— Aim —
Omit all pictures. Copy the rest of the material exactly.

********************

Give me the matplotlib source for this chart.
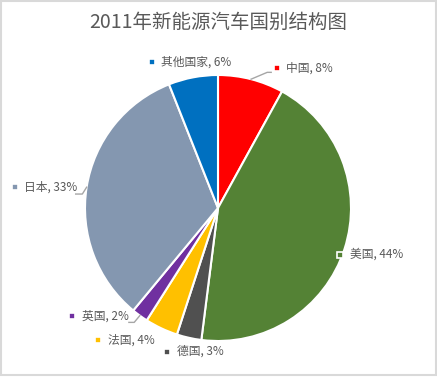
"""2011 new-energy vehicle structure by country — pie chart."""
import numpy as np
import matplotlib.pyplot as plt
from matplotlib.patches import Rectangle

plt.rcParams['font.family'] = ['Noto Sans CJK SC', 'DejaVu Sans']

COUNTRIES = ["中国", "美国", "德国", "法国", "英国", "日本", "其他国家"]
SHARES = [8, 44, 3, 4, 2, 33, 6]
COLORS = ["#FF0000", "#548235", "#505050", "#FFC000", "#7030A0", "#8497B0", "#0070C0"]

# label marker anchors, in pie-radius units (layout only)
LABEL_POS = [(0.44, 1.05), (0.92, -0.35), (-0.38, -1.08), (-0.90, -0.99),
             (-1.10, -0.81), (-1.53, 0.16), (-0.50, 1.10)]
LEADERS = {"中国": [(0.37, 1.02), (0.40, 1.02)],
           "日本": [(-1.02, 0.105), (-1.07, 0.105)],
           "英国": [(-0.63, -0.86), (-0.67, -0.86)]}

W, H = 437, 377
CX, CY, R = 218, 169, 133   # pie centre (px from bottom-left) and radius

fig = plt.figure(figsize=(W / 100, H / 100), dpi=100)
ax = fig.add_axes([0, 0, 1, 1])

wedges, _ = ax.pie(SHARES, colors=COLORS, startangle=90, counterclock=False,
                   radius=1, wedgeprops=dict(edgecolor="white", linewidth=1.5))
ax.set_xlim(-CX / R, (W - CX) / R)
ax.set_ylim(-CY / R, (H - CY) / R)
ax.set_aspect("auto")
ax.axis("off")

# labels with legend-key squares
cum = np.cumsum([0] + SHARES[:-1])
for name, val, col, (lx, ly), c0 in zip(COUNTRIES, SHARES, COLORS, LABEL_POS, cum):
    theta = np.deg2rad((c0 + val / 2) / 100 * 360)
    ex, ey = np.sin(theta), np.cos(theta)
    if name in LEADERS:
        pts = [(ex, ey)] + LEADERS[name]
        xs, ys = zip(*pts)
        ax.plot(xs, ys, color="#A6A6A6", lw=1, zorder=5)
    ax.plot(lx, ly, marker="s", ms=5, color=col, mec="white", mew=1.2)
    ax.text(lx + 0.075, ly, f"{name}, {val}%", fontsize=8.5, color="#595959",
            ha="left", va="center")

ax.text(0, (H - 22 - CY) / R, "2011年新能源汽车国别结构图", fontsize=14,
        color="#595959", ha="center", va="center")

fig.patches.append(Rectangle((0.002, 0.004), 0.996, 0.993, transform=fig.transFigure,
                             fill=False, edgecolor="#D9D9D9", lw=1.5))

fig.savefig("out.png", dpi=100)
plt.close(fig)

********************

— Task result —
Give me the matplotlib source for this chart.
"""2011 new-energy vehicle structure by country — pie chart."""
import numpy as np
import matplotlib.pyplot as plt
from matplotlib.patches import Rectangle

plt.rcParams['font.family'] = ['Noto Sans CJK SC', 'DejaVu Sans']

COUNTRIES = ["中国", "美国", "德国", "法国", "英国", "日本", "其他国家"]
SHARES = [8, 44, 3, 4, 2, 33, 6]
COLORS = ["#FF0000", "#548235", "#505050", "#FFC000", "#7030A0", "#8497B0", "#0070C0"]

# label marker anchors, in pie-radius units (layout only)
LABEL_POS = [(0.44, 1.05), (0.92, -0.35), (-0.38, -1.08), (-0.90, -0.99),
             (-1.10, -0.81), (-1.53, 0.16), (-0.50, 1.10)]
LEADERS = {"中国": [(0.37, 1.02), (0.40, 1.02)],
           "日本": [(-1.02, 0.105), (-1.07, 0.105)],
           "英国": [(-0.63, -0.86), (-0.67, -0.86)]}

W, H = 437, 377
CX, CY, R = 218, 169, 133   # pie centre (px from bottom-left) and radius

fig = plt.figure(figsize=(W / 100, H / 100), dpi=100)
ax = fig.add_axes([0, 0, 1, 1])

wedges, _ = ax.pie(SHARES, colors=COLORS, startangle=90, counterclock=False,
                   radius=1, wedgeprops=dict(edgecolor="white", linewidth=1.5))
ax.set_xlim(-CX / R, (W - CX) / R)
ax.set_ylim(-CY / R, (H - CY) / R)
ax.set_aspect("auto")
ax.axis("off")

# labels with legend-key squares
cum = np.cumsum([0] + SHARES[:-1])
for name, val, col, (lx, ly), c0 in zip(COUNTRIES, SHARES, COLORS, LABEL_POS, cum):
    theta = np.deg2rad((c0 + val / 2) / 100 * 360)
    ex, ey = np.sin(theta), np.cos(theta)
    if name in LEADERS:
        pts = [(ex, ey)] + LEADERS[name]
        xs, ys = zip(*pts)
        ax.plot(xs, ys, color="#A6A6A6", lw=1, zorder=5)
    ax.plot(lx, ly, marker="s", ms=5, color=col, mec="white", mew=1.2)
    ax.text(lx + 0.075, ly, f"{name}, {val}%", fontsize=8.5, color="#595959",
            ha="left", va="center")

ax.text(0, (H - 22 - CY) / R, "2011年新能源汽车国别结构图", fontsize=14,
        color="#595959", ha="center", va="center")

fig.patches.append(Rectangle((0.002, 0.004), 0.996, 0.993, transform=fig.transFigure,
                             fill=False, edgecolor="#D9D9D9", lw=1.5))

fig.savefig("out.png", dpi=100)
plt.close(fig)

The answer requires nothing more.